None of us wants to be the solution to someone else's problem. I learned that even in selling. You come across to the prospect and you say,

"I have a problem and you are the solution because you are going to provide a sale."

Nobody wants to buy when you come across like that. Nobody responds to need. But the PI is different. The PI thrives on being the one who meets needs. In fact the PI cannot live without meeting those needs.

You would wonder how it is that most of us are not interested in meeting the needs of others. But yet the PI seems to love it, thrive on it and look for opportunities all the time to meet the needs of others.

You see the truth of the matter is that the PI has a different kind of need which is not immediately obvious. The PI has a need to be needed.

So when a PI comes into a relationship with a needy person we have a nice little mixture. The needy person is looking to somebody to meet all their needs, where they can cry as much as they like, pour out all their sorrows, and have someone say to them,

"I understand. I care and I want to help you."

They don't realize though that the PI is actually thriving on having somebody who needs them.

The problem with this is that the PI eventually becomes a parent and the needy person becomes the child. We now have an unnatural relationship where the one becomes mommy or daddy and the other one becomes the child.

You see a relationship should be equal. Each person should contribute fully, and especially in the marriage relationship as the Scripture says, the two shall become one.

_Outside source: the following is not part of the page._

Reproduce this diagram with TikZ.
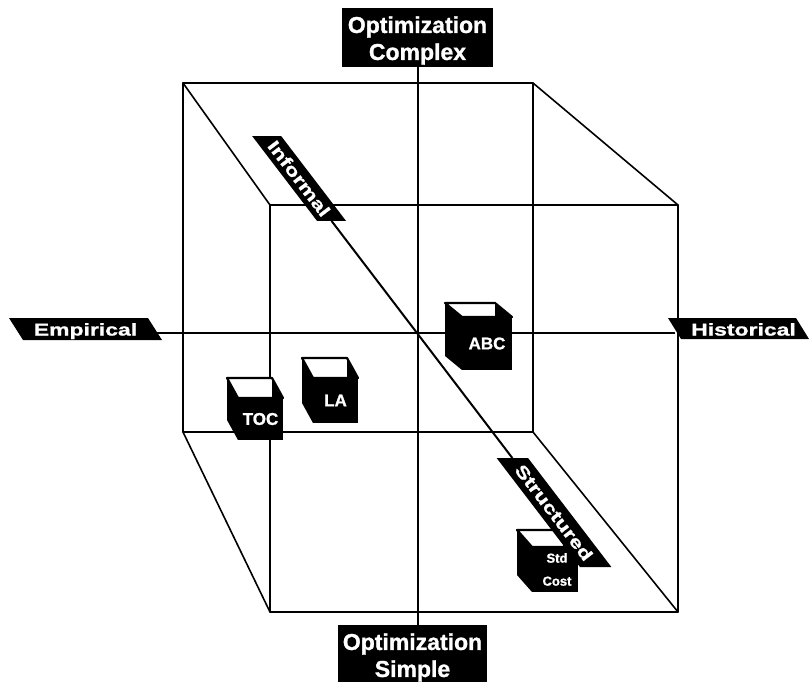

They will become like one person, where they are eventually thinking together, flowing together and doing things together as though they are one person.

That is a true relationship. But a relationship between a PI and someone who has a great need for acceptance is the same again as two people meeting one another's needs.

Eventually the time will come when the PI is fed up with meeting the needs of this one person they are in a relationship with. They have met every need already but it is never satisfied.

Let's face it, a needy person's need is never satisfied. It is like an insatiable appetite. They push and push and want more and more.

And then because the PI has such a strong need to be needed, they tend to become very assertive, pushy and overbearing. At times they want to try and meet needs that are not even there.

They start to control like a parent. And sooner or later there comes the time where either one says,

"I have had enough of this."

You see it is not natural. It is not normal. It is not the way a relationship should be and that relationship is going to end.

A True Relationship

So what then is a true relationship? A true relationship is mutual giving and receiving, not out of need or dependence, but giving freely to one another in love.

It is uniting together, pooling your resources and your strengths, helping to overcome one another's weaknesses in love and flowing together as one person.

In the marriage relationship that should ultimately culminate with the two becoming one as though they are one person.

But even in other relationships there must come a flow of unity and fellowship; of inter-independence and yet inter-dependence. You should not have one person being totally dependent on the other.

That is what happens when the soul is healthy and where there are not those strong needs for acceptance and recognition. Two people can then come together in a good relationship.

There is one more aspect to relationships which we will look at in the next section. We are going to see how the body fits into this, and how we can then put all three together to form the right kind of relationship.

I believe that this is the kind that God has for us. I believe that kind of relationship will continue and maintain. It will not end up in separation, and it will meet the loneliness in each person who is involved in that relationship.